Джо: Этого просто нельзя делать, старина. Нельзя подслушивать телефонные разговоры адвоката.
Джимми: Кто-то, наверное, сказал, что и ты причастен. Кто бы мог об этом знать?
Джо: Не знаю. С этим мы еще разберемся. Единственное, на что они могут рассчитывать, — это доказать пособничество после совершения убийства.
Джимми: Но это уже твоя вина.
Джо: Да, конечно. Но что сделано — то сделано!
Джимми начал затем очередную фарисейскую тираду о том, что он говорил, чтобы Джо держался подальше от Харрелсона, говорил сотни раз, но Джо так и не последовал его совету. А как быть с "орудием убийства"? Что, если ФБР записало на магнитофон и этот их разговор? Что, если ФБР уже нашло это "орудие"? Их могла навести Джо-Энн Харрелсон. Если они найдут ружье, то могут считать, что дело у них в кармане. Джо заметил, что на последней встрече с Харрелсоном тот сказал, что о ружье надо забыть. Он также сказал, что собирается прикончить жену, а может, и падчерицу. Он попросил Джо тайно переправить ему в тюрьму пистолет, но Джо не захотел даже говорить об этом. Недавно Джо пришло на ум другое: а что, если кто-то видел, как Харрелсон убивал судью? Что, если там был еще один свидетель, о котором они даже не знают?
Джо: Послушай, что я тебе скажу. Им все известно. Хуже всего сейчас знаешь что?
Джимми: Что?
Джо: Что бы ни случилось, сейчас им уже все известно. Черт, не знаю, как ото произошло, как они все разнюхали, но им теперь все известно.
Джимми: Что именно?
Джо: Что ты [неразборчиво] и он убили Вуда.

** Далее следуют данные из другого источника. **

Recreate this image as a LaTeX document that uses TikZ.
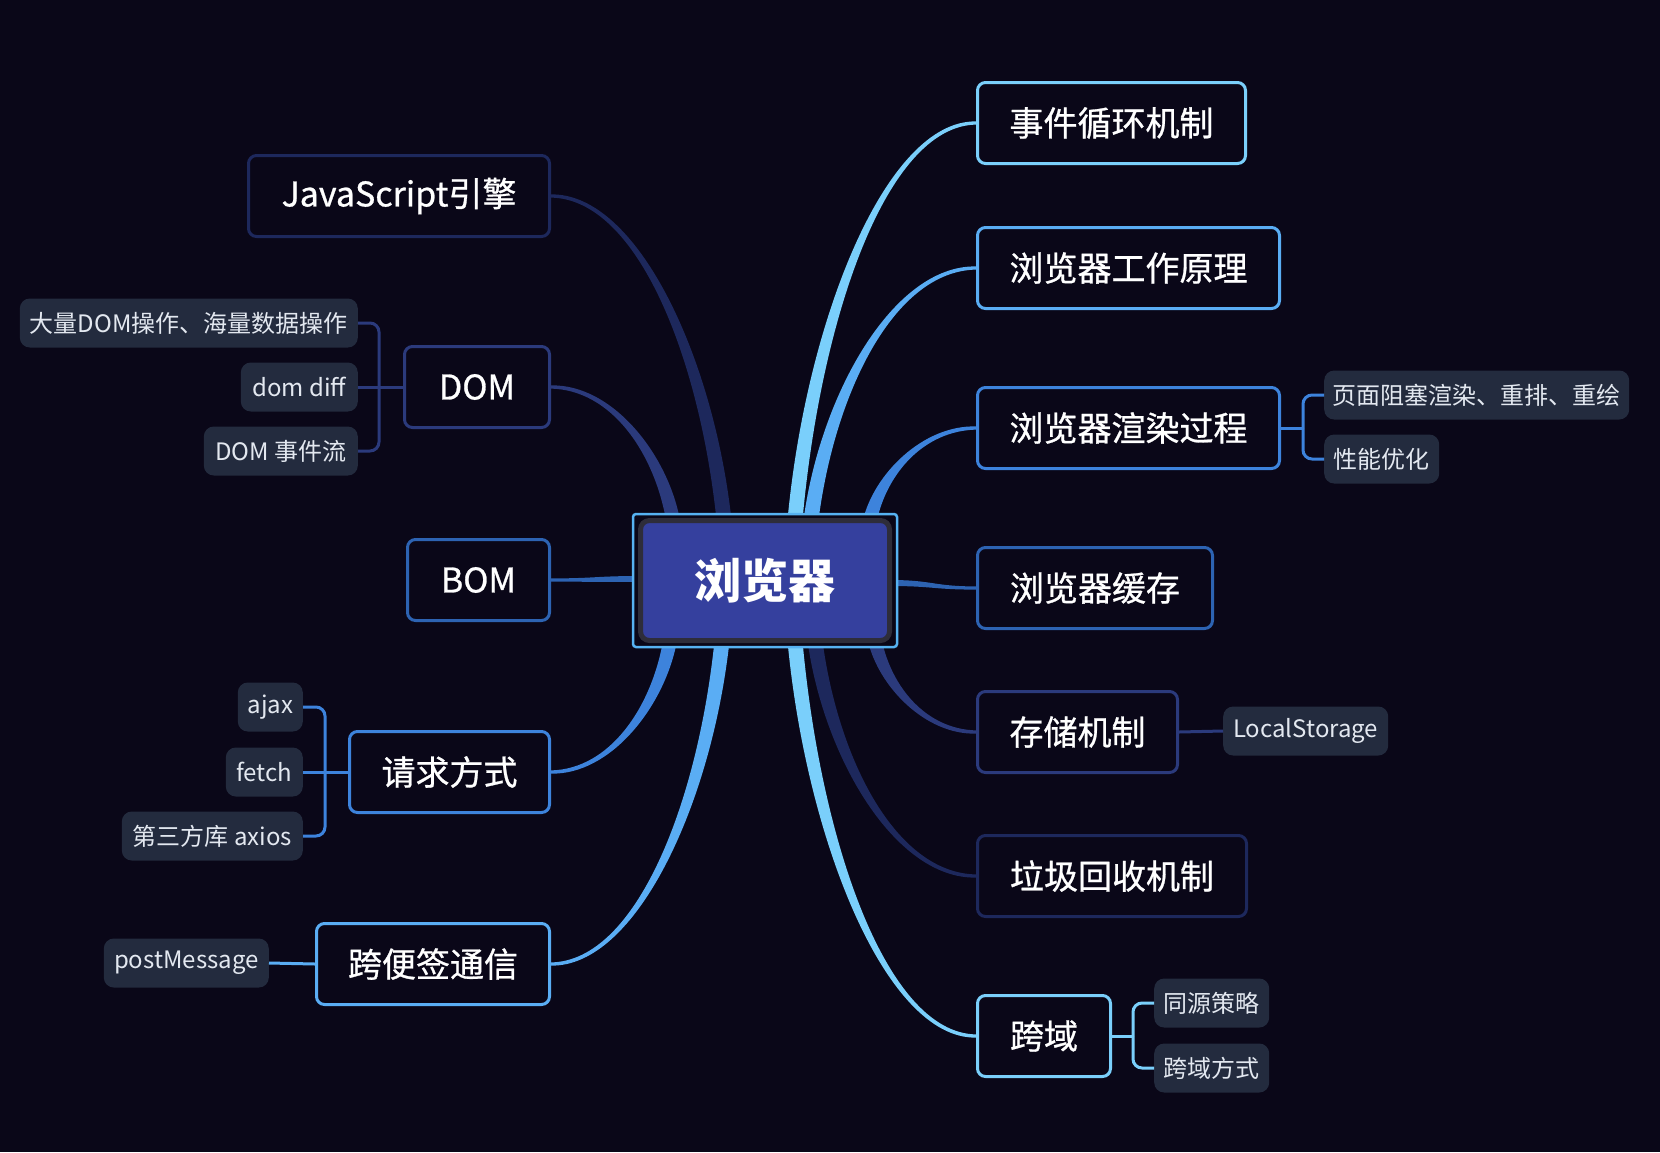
\documentclass[tikz,border=0pt]{standalone}
\usepackage{fontspec}
\setmainfont{Noto Sans CJK SC}
\usetikzlibrary{calc}
\definecolor{bg}{HTML}{0A0718}
\definecolor{cA}{HTML}{7ACFFB}
\definecolor{cB}{HTML}{5AADF4}
\definecolor{cC}{HTML}{3D83DC}
\definecolor{cD}{HTML}{2D63B2}
\definecolor{cE}{HTML}{2B3A7C}
\definecolor{cF}{HTML}{1D285C}
\definecolor{leaf}{HTML}{232B3E}
\definecolor{leaftext}{HTML}{E3E8F0}
\definecolor{framec}{HTML}{56B2F2}
\definecolor{rootring}{HTML}{2E2D3A}
\definecolor{rootfill}{HTML}{35409E}
% tapered branch: #1 start, #2 end, #3 colour, #4 start half-width, #5 sign
\newcommand\branchfill[5]{%
  \fill[#3] let \p1=(#1), \p2=(#2) in
    ({\x1-#4},\y1) .. controls ({\x1+0.1*(\x2-\x1)-0.95*#4},{\y1+0.5*(\y2-\y1)}) and ({\x2-0.5*(\x2-\x1)},{\y2+(#5)*3pt}) .. (\x2,{\y2+(#5)*1.6pt})
    -- (\x2,{\y2-(#5)*1.6pt}) .. controls ({\x2-0.5*(\x2-\x1)},{\y2-(#5)*3pt}) and ({\x1+0.1*(\x2-\x1)+0.95*#4},{\y1+0.5*(\y2-\y1)}) .. ({\x1+#4},\y1) -- cycle;}
% horizontal tapered branch
\newcommand\hbranchfill[4]{%
  \fill[#3] let \p1=(#1), \p2=(#2) in
    (\x1,{\y1+#4}) .. controls ({0.5*(\x1+\x2)},{\y1+#4}) and ({0.5*(\x1+\x2)},{\y2+1.6pt}) .. (\x2,{\y2+1.6pt})
    -- (\x2,{\y2-1.6pt}) .. controls ({0.5*(\x1+\x2)},{\y2-1.6pt}) and ({0.5*(\x1+\x2)},{\y1-#4}) .. (\x1,{\y1-#4}) -- cycle;}
\tikzset{
  mainbox/.style={draw=#1, line width=3pt, rounded corners=8pt, fill=bg, text=white,
    minimum height=81pt, inner sep=0pt, font=\fontsize{34pt}{40pt}\selectfont\addfontfeatures{FakeBold=0.8}},
  leafbox/.style={fill=leaf, rounded corners=10pt, text=leaftext, minimum height=49pt,
    inner sep=0pt, font=\fontsize{24pt}{28pt}\selectfont},
  brack/.style={draw=#1, line width=3pt},
}
\begin{document}
\begin{tikzpicture}[x=1pt,y=-1pt]
\useasboundingbox (0,0) rectangle (1660,1152);
\fill[bg] (0,0) rectangle (1660,1152);

% main nodes, right side
\node[mainbox=cA, minimum width=268, anchor=west] (ev) at (976,123) {事件循环机制};
\node[mainbox=cB, minimum width=302, anchor=west] (wk) at (976,268) {浏览器工作原理};
\node[mainbox=cC, minimum width=302, anchor=west] (rd) at (976,428) {浏览器渲染过程};
\node[mainbox=cD, minimum width=235, anchor=west] (ca) at (976,588) {浏览器缓存};
\node[mainbox=cE, minimum width=200, anchor=west] (st) at (976,732) {存储机制};
\node[mainbox=cF, minimum width=269, anchor=west] (gc) at (976,876) {垃圾回收机制};
\node[mainbox=cA, minimum width=133, anchor=west] (cd) at (976,1036) {跨域};
% main nodes, left side
\node[mainbox=cF, minimum width=301, anchor=east] (js) at (551,196) {JavaScript引擎};
\node[mainbox=cE, minimum width=145, anchor=east] (dom) at (551,387) {DOM};
\node[mainbox=cD, minimum width=142, anchor=east] (bom) at (551,580) {BOM};
\node[mainbox=cC, minimum width=200, anchor=east] (req) at (551,772) {请求方式};
\node[mainbox=cB, minimum width=233, anchor=east] (msg) at (551,964) {跨便签通信};

% leaf nodes
\node[leafbox, minimum width=338, anchor=east] (d1) at (358,323) {大量DOM操作、海量数据操作};
\node[leafbox, minimum width=117, anchor=east] (d2) at (358,387) {dom diff};
\node[leafbox, minimum width=154, anchor=east] (d3) at (358,451) {DOM 事件流};
\node[leafbox, minimum width=305, anchor=west] (r1) at (1324,395) {页面阻塞渲染、重排、重绘};
\node[leafbox, minimum width=115, anchor=west] (r2) at (1324,459) {性能优化};
\node[leafbox, minimum width=165, anchor=west] (ls) at (1223,731) {LocalStorage};
\node[leafbox, minimum width=65, anchor=east] (q1) at (303,707) {ajax};
\node[leafbox, minimum width=77, anchor=east] (q2) at (303,772) {fetch};
\node[leafbox, minimum width=181, anchor=east] (q3) at (303,836) {第三方库 axios};
\node[leafbox, minimum width=165, anchor=east] (pm) at (269,963) {postMessage};
\node[leafbox, minimum width=115, anchor=west] (x1) at (1154,1003) {同源策略};
\node[leafbox, minimum width=115, anchor=west] (x2) at (1154,1068) {跨域方式};

% start points on the central node
\coordinate (tdom) at (673,520);
\coordinate (tjs) at (724,520);
\coordinate (tev) at (795,520);
\coordinate (twk) at (811,520);
\coordinate (trd) at (870,520);
\coordinate (breq) at (670,641);
\coordinate (bmsg) at (722,641);
\coordinate (bcd) at (795,641);
\coordinate (bgc) at (815,641);
\coordinate (bst) at (875,641);
\coordinate (lbom) at (640,579);
\coordinate (rca) at (890,583);

% tapered branches
\branchfill{tjs}{js.east}{cF}{7.5pt}{-1}
\branchfill{tdom}{dom.east}{cE}{7pt}{-1}
\branchfill{tev}{ev.west}{cA}{7.5pt}{1}
\branchfill{twk}{wk.west}{cB}{7.5pt}{1}
\branchfill{trd}{rd.west}{cC}{7pt}{1}
\branchfill{breq}{req.east}{cC}{7pt}{1}
\branchfill{bmsg}{msg.east}{cB}{7.5pt}{1}
\branchfill{bcd}{cd.west}{cA}{7.5pt}{-1}
\branchfill{bgc}{gc.west}{cF}{7.5pt}{-1}
\branchfill{bst}{st.west}{cE}{7pt}{-1}
\hbranchfill{lbom}{bom.east}{cD}{3pt}
\hbranchfill{rca}{ca.west}{cD}{3pt}

% central node
\node[draw=framec, line width=2.5pt, fill=bg, rounded corners=3pt, minimum width=264, minimum height=133, inner sep=0pt] (frame) at (765,580.5) {};
\node[draw=rootring, line width=5pt, fill=rootfill, rounded corners=9pt, minimum width=249, minimum height=120, inner sep=0pt, text=white, font=\fontsize{47pt}{56pt}\selectfont\bfseries] (root) at (765,580.5) {浏览器};

% leaf brackets
\draw[brack=cE] (dom.west) -- ++(-24,0);
\draw[brack=cE, rounded corners=9pt] ($(dom.west)+(-24,0)$) |- (d1.east);
\draw[brack=cE] ($(dom.west)+(-24,0)$) -- (d2.east);
\draw[brack=cE, rounded corners=9pt] ($(dom.west)+(-24,0)$) |- (d3.east);
\draw[brack=cC] (rd.east) -- ++(22,0);
\draw[brack=cC, rounded corners=9pt] ($(rd.east)+(22,0)$) |- (r1.west);
\draw[brack=cC, rounded corners=9pt] ($(rd.east)+(22,0)$) |- (r2.west);
\draw[brack=cE] (st.east) -- (ls.west);
\draw[brack=cC] (req.west) -- ++(-23,0);
\draw[brack=cC, rounded corners=9pt] ($(req.west)+(-23,0)$) |- (q1.east);
\draw[brack=cC] ($(req.west)+(-23,0)$) -- (q2.east);
\draw[brack=cC, rounded corners=9pt] ($(req.west)+(-23,0)$) |- (q3.east);
\draw[brack=cB] (msg.west) -- (pm.east);
\draw[brack=cA] (cd.east) -- ++(21,0);
\draw[brack=cA, rounded corners=9pt] ($(cd.east)+(21,0)$) |- (x1.west);
\draw[brack=cA, rounded corners=9pt] ($(cd.east)+(21,0)$) |- (x2.west);
\end{tikzpicture}
\end{document}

Это все потому, что эта сволочь Таррант [Боб Таррант, хьюстонский адвокат Харрелсона] все им рассказал. Они все знают, старина.
Джимми: Конечно, знают. Теперь я отсюда никогда не выйду.

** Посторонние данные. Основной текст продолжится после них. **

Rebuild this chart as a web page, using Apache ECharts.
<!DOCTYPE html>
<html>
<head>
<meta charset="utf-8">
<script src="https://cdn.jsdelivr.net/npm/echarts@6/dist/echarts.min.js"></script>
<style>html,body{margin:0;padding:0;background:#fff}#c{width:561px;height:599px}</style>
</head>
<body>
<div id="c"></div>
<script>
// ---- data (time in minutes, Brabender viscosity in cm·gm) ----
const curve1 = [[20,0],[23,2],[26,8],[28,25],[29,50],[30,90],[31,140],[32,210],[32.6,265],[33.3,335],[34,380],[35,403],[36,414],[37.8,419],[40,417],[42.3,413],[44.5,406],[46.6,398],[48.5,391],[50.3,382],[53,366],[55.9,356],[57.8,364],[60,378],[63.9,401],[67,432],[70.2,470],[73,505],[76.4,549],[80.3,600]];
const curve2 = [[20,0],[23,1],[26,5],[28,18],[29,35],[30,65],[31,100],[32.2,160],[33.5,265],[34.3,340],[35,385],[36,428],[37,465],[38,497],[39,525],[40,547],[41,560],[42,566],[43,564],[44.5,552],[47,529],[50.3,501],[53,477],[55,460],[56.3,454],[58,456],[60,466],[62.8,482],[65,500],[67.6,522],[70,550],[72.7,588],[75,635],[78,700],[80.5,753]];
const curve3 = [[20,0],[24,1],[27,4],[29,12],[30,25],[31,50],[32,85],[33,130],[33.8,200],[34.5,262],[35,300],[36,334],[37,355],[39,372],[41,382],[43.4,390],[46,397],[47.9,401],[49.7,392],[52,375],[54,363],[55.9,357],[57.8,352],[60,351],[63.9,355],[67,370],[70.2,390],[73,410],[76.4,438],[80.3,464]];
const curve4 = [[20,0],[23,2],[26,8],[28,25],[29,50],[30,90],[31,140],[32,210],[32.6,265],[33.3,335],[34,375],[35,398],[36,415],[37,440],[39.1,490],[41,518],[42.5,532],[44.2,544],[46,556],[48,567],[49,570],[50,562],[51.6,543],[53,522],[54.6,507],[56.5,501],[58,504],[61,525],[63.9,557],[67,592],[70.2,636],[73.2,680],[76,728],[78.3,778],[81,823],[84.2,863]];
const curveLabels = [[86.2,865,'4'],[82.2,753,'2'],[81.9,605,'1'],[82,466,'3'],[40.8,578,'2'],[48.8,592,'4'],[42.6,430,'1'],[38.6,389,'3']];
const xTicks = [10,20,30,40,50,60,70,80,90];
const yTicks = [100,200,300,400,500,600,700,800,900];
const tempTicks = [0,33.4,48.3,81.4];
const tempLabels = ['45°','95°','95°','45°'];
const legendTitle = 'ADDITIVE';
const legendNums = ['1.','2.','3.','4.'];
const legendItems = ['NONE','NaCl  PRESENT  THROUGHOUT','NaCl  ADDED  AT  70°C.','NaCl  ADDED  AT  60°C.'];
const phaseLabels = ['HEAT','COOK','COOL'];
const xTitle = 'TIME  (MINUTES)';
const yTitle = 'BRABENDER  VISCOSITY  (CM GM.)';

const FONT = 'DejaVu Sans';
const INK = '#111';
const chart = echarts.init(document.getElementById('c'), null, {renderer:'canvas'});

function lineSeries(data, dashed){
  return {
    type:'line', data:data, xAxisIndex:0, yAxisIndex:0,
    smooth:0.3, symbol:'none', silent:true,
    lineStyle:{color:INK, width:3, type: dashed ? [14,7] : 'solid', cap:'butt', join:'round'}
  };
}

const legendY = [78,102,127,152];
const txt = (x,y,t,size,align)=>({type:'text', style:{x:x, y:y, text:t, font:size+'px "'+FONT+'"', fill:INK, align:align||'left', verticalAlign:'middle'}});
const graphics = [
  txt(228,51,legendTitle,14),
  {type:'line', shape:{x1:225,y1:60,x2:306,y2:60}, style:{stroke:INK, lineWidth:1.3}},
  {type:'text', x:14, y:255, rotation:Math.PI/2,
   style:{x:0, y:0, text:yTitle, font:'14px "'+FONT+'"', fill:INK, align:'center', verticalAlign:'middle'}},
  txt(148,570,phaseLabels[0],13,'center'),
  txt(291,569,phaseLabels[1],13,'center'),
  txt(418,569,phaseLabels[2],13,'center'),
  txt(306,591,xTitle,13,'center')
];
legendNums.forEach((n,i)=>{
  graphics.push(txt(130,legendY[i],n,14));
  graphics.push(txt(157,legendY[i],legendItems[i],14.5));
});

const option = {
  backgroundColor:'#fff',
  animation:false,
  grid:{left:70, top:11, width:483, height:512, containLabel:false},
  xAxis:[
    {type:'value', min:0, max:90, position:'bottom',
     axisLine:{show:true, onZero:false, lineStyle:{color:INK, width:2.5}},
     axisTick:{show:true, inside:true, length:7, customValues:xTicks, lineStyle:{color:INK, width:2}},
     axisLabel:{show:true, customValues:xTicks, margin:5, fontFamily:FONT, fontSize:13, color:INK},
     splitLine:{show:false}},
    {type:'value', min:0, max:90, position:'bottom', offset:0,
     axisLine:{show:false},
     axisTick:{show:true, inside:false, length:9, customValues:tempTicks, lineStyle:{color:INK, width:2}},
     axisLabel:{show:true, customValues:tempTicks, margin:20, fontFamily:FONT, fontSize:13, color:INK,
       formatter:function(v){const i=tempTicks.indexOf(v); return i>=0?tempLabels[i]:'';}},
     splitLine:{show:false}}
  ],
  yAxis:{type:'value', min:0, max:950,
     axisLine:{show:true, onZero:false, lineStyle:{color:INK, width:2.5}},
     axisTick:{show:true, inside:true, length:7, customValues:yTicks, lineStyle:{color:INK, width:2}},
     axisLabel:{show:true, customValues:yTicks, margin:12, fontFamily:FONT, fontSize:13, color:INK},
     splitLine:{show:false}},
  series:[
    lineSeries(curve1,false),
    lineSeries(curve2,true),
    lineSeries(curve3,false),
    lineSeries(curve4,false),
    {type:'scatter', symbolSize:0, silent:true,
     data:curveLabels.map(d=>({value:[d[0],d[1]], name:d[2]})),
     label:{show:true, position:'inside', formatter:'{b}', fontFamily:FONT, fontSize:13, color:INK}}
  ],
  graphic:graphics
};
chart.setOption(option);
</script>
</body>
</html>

Через три дня Джимми позвонил Лиз. Та так нервничала, что почти лишилась дара речи. Джимми попробовал ее как-то успокоить, сказав, что именно этого и добиваются власти. Он уже предупреждал ее об этом и теперь снова предупреждает. "Они хотят, чтобы мы перегрызлись и начали топить друг друга, — сказал он. — А ты все время переживаешь и нервничаешь. Ну и что, что они тебя преследуют? К черту все их преследования! Забудь о них, дорогая. Мы ничего дурного не сделали…"
Закончив разговор с Лиз, Джимми тут же позвонил в контору Джо. Тот сказал, что шумиха поднимается теперь и вокруг Лиз. Полиция и ей теперь не дает покоя. Отец Лиз Лион Николс так обеспокоен душевным состоянием дочери, что не рискнул рассказать ей о визите агентов ФБР. Но Лиз об этом узнала и теперь думает, что и отец от нее отвернулся. "Послушай, Лиз принимает какие-то таблетки или что?" — спросил Джимми. Джо сказал, что не знает. Ему известно лишь, что Лиз ужасно переживает. Джо посоветовал ей еще раз поехать в Ливенуорт: может, Джимми ее успокоит.
26 января 1981 года, за день до предполагавшегося приезда Лиз, тюремный капеллан сказал Джимми, что по тюрьме ходят слухи, будто в зале для свиданий установлены подслушивающие устройства. Джимми тут же позвонил Джо и сказал, чтобы тот предупредил Лиз. Теперь им придется передавать друг другу записки, а потом уничтожать. "Будь осторожен, — предупредил Джо брата. — Помни, что теперь все, что ты говоришь, прослушивается".
На свое последнее (как потом выяснилось) свидание с Джимми в Ливенуорте Лиз приехала с младшей дочерью, которой не было и трех лет. Она захватила с собой небольшой блокнот, который спрятала в детской сумочке. Хотя теперь у Джимми и Лиз были все основания полагать, что их беседа записывается на магнитофон, они все равно не всегда могли себя сдержать.
Джимми: Что-то не вижу, чтобы ты чувствовала себя хорошо.
Лиз: Нет-нет, я чувствую себя прекрасно. Просто очень расстроена. Очень. Я ужасно зла на тебя. Просто ужасно… Ты догадываешься почему?
Джимми: Почему?
Лиз: Потому что в то утро… в то утро, когда нужно было платить деньги [неразборчиво)… я была в доме. На улице было сорок три градуса жары. И я уже носила Синди. А ты играл в гольф во дворе, а потом вошел в дом и сказал: "Лиз, я хочу, чтобы ты съездила [неразборчиво]"… сказала: "Я не хочу! Джимми. Не хочу". Ты помнишь?